FSU's Center of Population Science for Health Equity launches project to reduce health disparities among underrepresented minority communities
TALLAHASSEE, Fla. — The U.S. Food and Drug Administration Office of Minority Health and Health Equity (FDA OMHHE) has awarded a grant to Florida State University’s Center of Population Sciences for Health Equity (CPSHE) to be part of the FDA OMHHE Racial and Ethnic Minority Acceleration Consortium for Health Equity consortium. The consortium consists of collaborators that will focus on strengthening and advancing minority health and health equity focused research, outreach, and communications as well as support training and mentoring students, fellows, and researchers from diverse communities.
One of the projects based at Florida State University (FSU) will develop strategies for introducing home use self-testing technology and remote data collection among underrepresented minority (URM) communities to achieve early detection, effective treatment, and bridge the health disparity gap in communities. This project also aims to enhance recruitment for remote clinical trials and reduce health disparities among URM populations. To combat community skepticism and build trust, CPSHE is hiring individuals from specific URM communities who can supply translation services, including languages that are not commonly available to ensure effective communication and inclusivity in the research process.

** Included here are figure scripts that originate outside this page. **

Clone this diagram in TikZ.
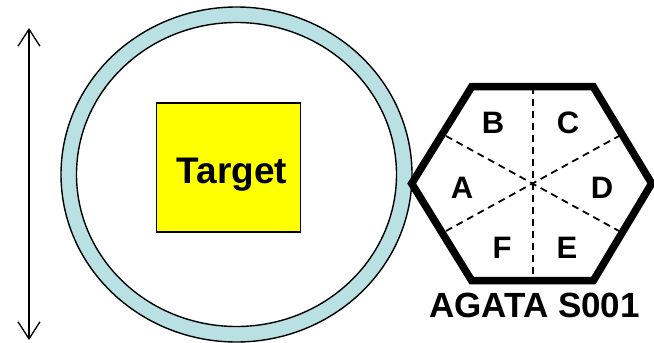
\documentclass[tikz,border=0pt]{standalone}
\usepackage{fontspec}
\setmainfont{Liberation Sans}
\usetikzlibrary{arrows.meta}
\definecolor{ringblue}{RGB}{185,224,227}
\definecolor{targetyellow}{RGB}{255,255,0}
\begin{document}
\begin{tikzpicture}[x=1pt,y=-1pt,
  seglabel/.style={font=\fontsize{31}{31}\selectfont\bfseries, inner sep=0pt, anchor=base},
  segline/.style={line width=1.8pt, dash pattern=on 7pt off 5pt},
  ringline/.style={line width=1.4pt, draw=black}]
\useasboundingbox (0,0) rectangle (654,343);
% double arrow
\coordinate (atop) at (29,28);
\coordinate (abot) at (29,340);
\draw[line width=1.3pt, {Straight Barb[length=17pt,width=22pt]}-{Straight Barb[length=17pt,width=22pt]}] (atop) -- (abot);
% ring
\coordinate (cc) at (236.5,174.5);
\filldraw[ringline, fill=ringblue] (cc) ellipse [x radius=175.5, y radius=167.5];
\filldraw[ringline, fill=white] (cc) ellipse [x radius=160, y radius=152];
% target
\node[draw=black, line width=1.5pt, fill=targetyellow, minimum width=144pt, minimum height=129pt, inner sep=0pt] (target) at (228.7,167.5) {};
\node[font=\fontsize{37}{37}\selectfont\bfseries, inner sep=0pt, anchor=base] (targettext) at (232,183) {Target};
% hexagon
\coordinate (h1) at (471.7,86.7);
\coordinate (h2) at (593.3,86.7);
\coordinate (h3) at (651.7,183.5);
\coordinate (h4) at (593.3,280.7);
\coordinate (h5) at (471.7,280.7);
\coordinate (h6) at (411.7,183.5);
\coordinate (mt) at (533,86.7);
\coordinate (mb) at (533,280.7);
\coordinate (mul) at (446,136);
\coordinate (mur) at (619,136);
\coordinate (mll) at (446,231);
\coordinate (mlr) at (619,231);
\draw[segline] (mt) -- (mb);
\draw[segline] (mul) -- (mlr);
\draw[segline] (mll) -- (mur);
\draw[line width=7.5pt, line join=miter] (h1) -- (h2) -- (h3) -- (h4) -- (h5) -- (h6) -- cycle;
% labels
\node[seglabel] (lB) at (493,133) {B};
\node[seglabel] (lC) at (568,133) {C};
\node[seglabel] (lA) at (462,198) {A};
\node[seglabel] (lD) at (602,198) {D};
\node[seglabel] (lF) at (502,258) {F};
\node[seglabel] (lE) at (567,258) {E};
\node[font=\fontsize{35}{35}\selectfont\bfseries, inner sep=0pt, anchor=base] (agata) at (534.5,317) {AGATA S001};
\end{tikzpicture}
\end{document}
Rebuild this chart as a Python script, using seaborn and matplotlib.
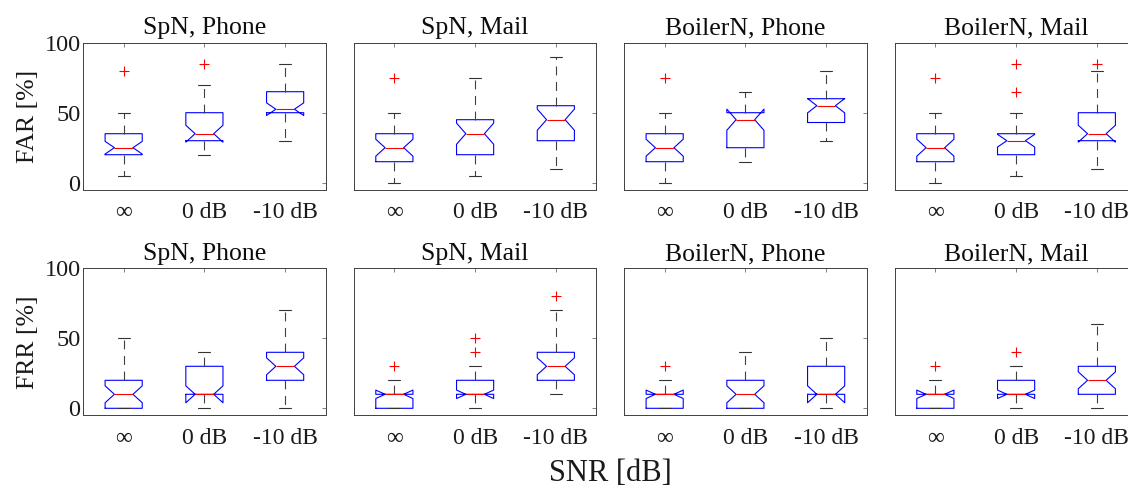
import numpy as np
import matplotlib
matplotlib.use("Agg")
import matplotlib.pyplot as plt
import seaborn as sns

# box statistics (per panel: inf, 0 dB, -10 dB)
conditions = ["\u221e", "0 dB", "-10 dB"]
panels = ["SpN, Phone", "SpN, Mail", "BoilerN, Phone", "BoilerN, Mail"]
n_trials = 27  # approx. samples per box (used for the notch width)

far_whislo = [[5, 20, 30], [0, 5, 10], [0, 15, 30], [0, 5, 10]]
far_q1 = [[20, 30, 50], [15, 20, 30], [15, 25, 43], [15, 20, 30]]
far_med = [[25, 35, 52.5], [25, 35, 45], [25, 45, 55], [25, 30, 35]]
far_q3 = [[35, 50, 65], [35, 45, 55], [35, 50, 60], [35, 35, 50]]
far_whishi = [[50, 70, 85], [50, 75, 90], [50, 65, 80], [50, 50, 80]]
far_fliers = [[[80], [85], []], [[75], [], []], [[75], [], []], [[75], [65, 85], [85]]]

frr_whislo = [[0, 0, 0], [0, 0, 10], [0, 0, 0], [0, 0, 0]]
frr_q1 = [[0, 10, 20], [0, 10, 20], [0, 0, 10], [0, 10, 10]]
frr_med = [[10, 10, 30], [10, 10, 30], [10, 10, 10], [10, 10, 20]]
frr_q3 = [[20, 30, 40], [10, 20, 40], [10, 20, 30], [10, 20, 30]]
frr_whishi = [[50, 40, 70], [20, 30, 70], [20, 40, 50], [20, 30, 60]]
frr_fliers = [[[], [], []], [[30], [40, 50], [80]], [[30], [], []], [[30], [40], []]]

sns.set_theme(style="white")
plt.rcParams["font.family"] = ["Liberation Serif", "DejaVu Serif"]


def make_stats(whislo, q1, med, q3, whishi, fliers):
    out = []
    for k in range(len(med)):
        half = 1.57 * (q3[k] - q1[k]) / np.sqrt(n_trials)
        out.append(dict(whislo=whislo[k], q1=q1[k], med=med[k], q3=q3[k],
                        whishi=whishi[k], fliers=fliers[k],
                        cilo=med[k] - half, cihi=med[k] + half))
    return out


rows = [
    ("FAR [%]", far_whislo, far_q1, far_med, far_q3, far_whishi, far_fliers),
    ("FRR [%]", frr_whislo, frr_q1, frr_med, frr_q3, frr_whishi, frr_fliers),
]

fig = plt.figure(figsize=(11.28, 4.9), dpi=100)
W, H = 1128.0, 490.0
col_left = [83.3, 354.0, 624.3, 895.0]
row_top = [42.7, 268.3]
ax_w, ax_h = 242.2, 147.0

for r, (ylab, wlo, q1, med, q3, whi, fl) in enumerate(rows):
    for c, title in enumerate(panels):
        ax = fig.add_axes([col_left[c] / W, 1 - (row_top[r] + ax_h) / H,
                           ax_w / W, ax_h / H])
        stats = make_stats(wlo[c], q1[c], med[c], q3[c], whi[c], fl[c])
        ax.bxp(stats, positions=[1, 2, 3], widths=0.46, capwidths=0.15,
               shownotches=True, patch_artist=False,
               boxprops=dict(color="blue", linewidth=0.8),
               medianprops=dict(color="red", linewidth=0.8),
               whiskerprops=dict(color="0.25", linewidth=0.8, linestyle=(0, (8, 6))),
               capprops=dict(color="0.2", linewidth=0.8),
               flierprops=dict(marker="+", markeredgecolor="red", markersize=7,
                               markeredgewidth=0.8, linestyle="none"))
        ax.set_xlim(0.5, 3.5)
        ax.set_ylim(-5, 100)
        ax.set_xticks([1, 2, 3])
        ax.set_xticklabels(conditions)
        ax.set_yticks([0, 50, 100])
        ax.tick_params(direction="in", length=3, width=0.5, color="0.3",
                       top=True, right=True, labelsize=17, labelcolor="0.1")
        ax.tick_params(axis="x", pad=9)
        ax.tick_params(axis="y", pad=2, labelsize=17.5)
        for s in ax.spines.values():
            s.set_color("0.25")
            s.set_linewidth(0.7)
        ax.set_title(title, fontsize=18.5, pad=6, color="0.05")
        if c == 0:
            ax.set_ylabel(ylab, fontsize=18.5, labelpad=4, color="0.1")
        else:
            ax.set_yticklabels([])

fig.text(610 / W, 2 / H, "SNR [dB]", ha="center", va="bottom",
         fontsize=22, color="0.1")

fig.savefig("out.png", dpi=100)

“This study will build on the existing long-term relationships with underrepresented minority communities, further supporting CPSHE’s mission to establish and nurture trustworthy relationships between URM communities and the scientific community,” said Dr. Eugenia Millender, co-founder of CPSHE and serves as the principal investigator for the projected. Millender is working alongside CPSHE co-founder Dr. Frankie Wong, and assistant director Dr. Casey Xavier Hall, both of whom will serve as multiple principal investigators (MPIs).
This project specifically is tailored to address the unmet needs of American Indians, Latino, Asian Americans, Pacific Islanders, and people from sexual and gender minority communities, who have historically been underrepresented in clinical trials. These communities face unique health challenges rooted in cultural, social, and environmental factors, which can be addressed by this and other research endeavors.
The study adopts a community-driven approach, actively engaging with community members to understand the most prevalent health problems and exploring potential solutions collaboratively. By co-creating best practices and establishing remote community advisory groups, the initiative aims to develop a pipeline of community champions, increasing minority participation in clinical trials and overcoming barriers like geographical distance and limited access to healthcare. “Technology has a great potential for increasing accessibility and reducing isolation, but that won’t happen without careful thought and planning as well as trial and error,” Dr. Xavier Hall said, “This is particularly true for underrepresented minorities, which is why this project and collaboration with FDA OMHHE is so important.”
The Center of Population Science for Health Equity at FSU is a community driven research center dedicated to promoting health equity and reducing health disparities among marginalized, underserved, and vulnerable populations.